Destiné à un public plus large, le présent texte veut faire le point, en forme de synthèse, sur une question essentielle dans l’art et la littérature du Moyen Âge ; essentielle parce que, comme chacun le sait, l’époque médiévale a accordé une place particulièrement importante au merveilleux. Merveilleux multiforme, plongeant ses racines en des sources lointaines, mythiques, folkloriques et religieuses. Tel est d’ailleurs un des enjeux du problème, à savoir les relations, nécessairement complexes, s’établissant entre merveilleux profane (celtique par exemple) et merveilleux chrétien (le miracle). Comment, en particulier, les fées, dont l’origine est de toute évidence païenne, peuvent-elles ‘vivre’ en un univers chrétien ?

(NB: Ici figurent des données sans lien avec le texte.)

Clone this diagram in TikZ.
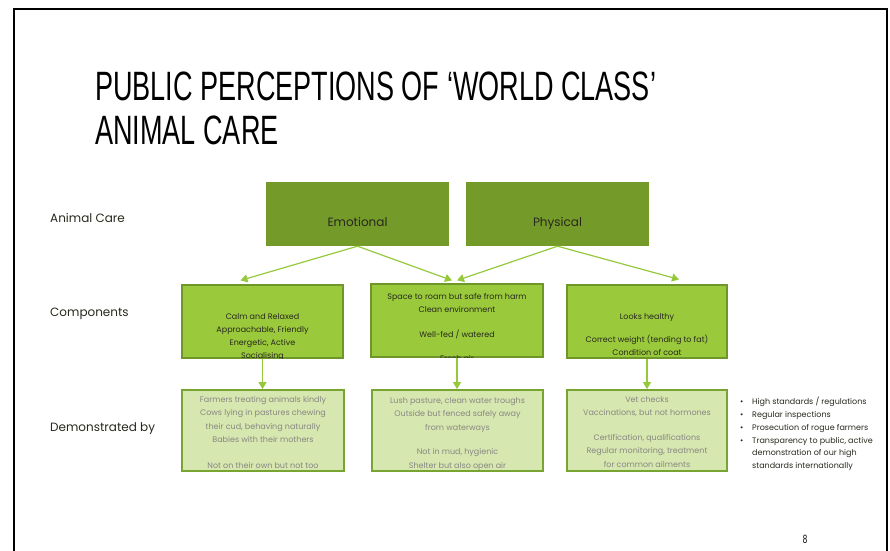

Or, à la lecture des textes médiévaux, surtout du corpus romanesque, il apparaît clairement que la présence de la fée y est forte et que cette créature passe aisément d’un monde à l’autre, du ‘réel’ à l’univers de « faerie » et réciproquement : les fées-marraines viennent se pencher sur le berceau d’un futur héros ; celui-ci, chevalier accompli ou en cours d’initiation, rencontrera dans sa quête des fées à la fontaine, des fées indicatrices de parcours ; il pourra être guéri de ses blessures par une de ces belles des bois ou du lac, ou au contraire être atteint par les maléfices d’une fée négative, telle que l’apparaît souvent, mais pas systématiquement, la célèbre sœur du roi Arthur, la fée Morgane. La bonne fée protège le bon et beau chevalier, elle lui offre un anneau magique et protecteur, lui procure des armes qui le rendent invincibles. Et puis, la fée est une femme particulièrement belle qui, si elle suscite aisément l’amour des hommes, n’en refuse pas pour autant d’en partager les délices ; voici la fée au bain amoureuse de Lanval, Mélusine s’unissant à Raimondin et devenant une mère prolifique, Gracienne aimant fougueusement Mabrien et lui donnant même un enfant, un fils du joli nom de Gracien. Parfois, ces délices amoureux, souvent assortis de bienfaits matériels importants, sont liés à un pacte que l’homme ne doit pas transgresser, sous peine de tout perdre : pacte mélusinien, car la fée-serpente, fondatrice de la lignée des Lusignan, interdit à son Raimondin de mari de la suivre et de l’observer un jour par semaine ; c’est qu’elle va au bain et retrouve sa forme de serpente !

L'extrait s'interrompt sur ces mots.